State regulatory staff and consumer advocates are recommending deep cuts in a $90.8 million rate increase requested by Westar Energy.
Analysts for the Kansas Corporation Commission staff are recommending that the proposed increase be reduced to $33.6 million.
The Citizens’ Utility Ratepayer Board, the state agency that advocates for residential and small-business ratepayers, is recommending that instead of any increase, Westar’s rates actually be decreased by $11.6 million.
Both agencies filed testimony today in the ongoing rate case.
A large part of the difference in proposed rate changes relates to the company’s “return on equity,” the financial cushion that Westar gets above its projected cost of providing power to its customers to provide a profit for company shareholders.
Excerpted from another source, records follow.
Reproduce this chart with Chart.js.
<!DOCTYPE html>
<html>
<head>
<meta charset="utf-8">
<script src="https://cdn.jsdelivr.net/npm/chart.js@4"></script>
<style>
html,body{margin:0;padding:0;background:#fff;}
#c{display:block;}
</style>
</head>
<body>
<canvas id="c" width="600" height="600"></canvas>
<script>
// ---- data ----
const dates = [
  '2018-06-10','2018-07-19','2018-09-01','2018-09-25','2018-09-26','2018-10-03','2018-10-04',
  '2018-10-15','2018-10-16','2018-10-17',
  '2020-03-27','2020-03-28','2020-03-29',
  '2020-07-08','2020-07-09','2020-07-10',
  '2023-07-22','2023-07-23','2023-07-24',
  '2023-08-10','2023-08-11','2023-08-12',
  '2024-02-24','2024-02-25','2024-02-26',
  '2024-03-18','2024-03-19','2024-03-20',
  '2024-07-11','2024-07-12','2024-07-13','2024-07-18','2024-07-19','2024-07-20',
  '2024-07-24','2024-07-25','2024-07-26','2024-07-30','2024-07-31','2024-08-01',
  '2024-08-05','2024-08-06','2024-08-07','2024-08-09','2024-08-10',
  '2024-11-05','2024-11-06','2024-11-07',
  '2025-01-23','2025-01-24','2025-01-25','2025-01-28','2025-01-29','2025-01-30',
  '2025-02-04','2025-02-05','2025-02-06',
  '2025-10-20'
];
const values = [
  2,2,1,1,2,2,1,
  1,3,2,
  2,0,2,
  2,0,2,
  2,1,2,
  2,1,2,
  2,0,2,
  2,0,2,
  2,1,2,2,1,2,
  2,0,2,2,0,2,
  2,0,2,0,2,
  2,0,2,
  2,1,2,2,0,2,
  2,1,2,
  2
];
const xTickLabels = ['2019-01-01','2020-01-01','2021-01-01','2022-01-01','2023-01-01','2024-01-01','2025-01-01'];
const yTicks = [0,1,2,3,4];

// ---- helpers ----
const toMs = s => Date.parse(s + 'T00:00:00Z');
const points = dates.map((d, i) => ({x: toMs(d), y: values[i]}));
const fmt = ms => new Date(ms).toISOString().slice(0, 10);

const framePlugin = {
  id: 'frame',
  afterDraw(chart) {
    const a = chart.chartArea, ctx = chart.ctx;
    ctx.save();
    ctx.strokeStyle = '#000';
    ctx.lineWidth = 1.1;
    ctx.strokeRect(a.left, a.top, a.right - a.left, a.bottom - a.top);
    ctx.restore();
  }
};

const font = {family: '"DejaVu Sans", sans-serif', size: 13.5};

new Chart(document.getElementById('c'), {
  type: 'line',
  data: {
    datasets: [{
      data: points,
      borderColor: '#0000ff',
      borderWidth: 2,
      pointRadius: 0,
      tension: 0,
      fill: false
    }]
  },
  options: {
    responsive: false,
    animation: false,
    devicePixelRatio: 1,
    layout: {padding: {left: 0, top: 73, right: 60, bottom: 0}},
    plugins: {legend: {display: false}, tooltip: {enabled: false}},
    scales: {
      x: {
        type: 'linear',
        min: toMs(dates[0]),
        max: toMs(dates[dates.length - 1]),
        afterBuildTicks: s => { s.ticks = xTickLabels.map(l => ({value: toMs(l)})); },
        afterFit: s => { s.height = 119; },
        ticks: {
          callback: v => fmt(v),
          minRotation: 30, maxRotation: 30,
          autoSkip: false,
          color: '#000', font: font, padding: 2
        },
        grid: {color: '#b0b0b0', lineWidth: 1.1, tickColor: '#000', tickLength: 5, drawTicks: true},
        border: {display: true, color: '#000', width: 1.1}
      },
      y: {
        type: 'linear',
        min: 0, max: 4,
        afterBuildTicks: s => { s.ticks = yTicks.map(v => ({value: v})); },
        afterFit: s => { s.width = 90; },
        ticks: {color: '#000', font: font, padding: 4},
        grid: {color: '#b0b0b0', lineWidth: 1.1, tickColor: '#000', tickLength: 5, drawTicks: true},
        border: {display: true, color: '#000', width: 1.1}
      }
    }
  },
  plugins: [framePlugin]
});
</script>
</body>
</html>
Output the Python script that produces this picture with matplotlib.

While Westar has proposed a 10.6 percent rate of return, KCC staff is recommending 9.5 percent and CURB, 8.85 percent.
A Westar official said the company is evaluating the voluminous testimony filed by the state agencies, but believes its original request was reasonable given the complexities the company faces in retrofitting its coal-fired power plants to meet new environmental requirements.
Company officials have said they think the 10.6 percent return is what they’ll need to entice investors to finance the company.
CURB, however, says the proposed rate is far too high in a time of very low interest rates.
The rate increase request was filed in August and is scheduled to be decided by April 23.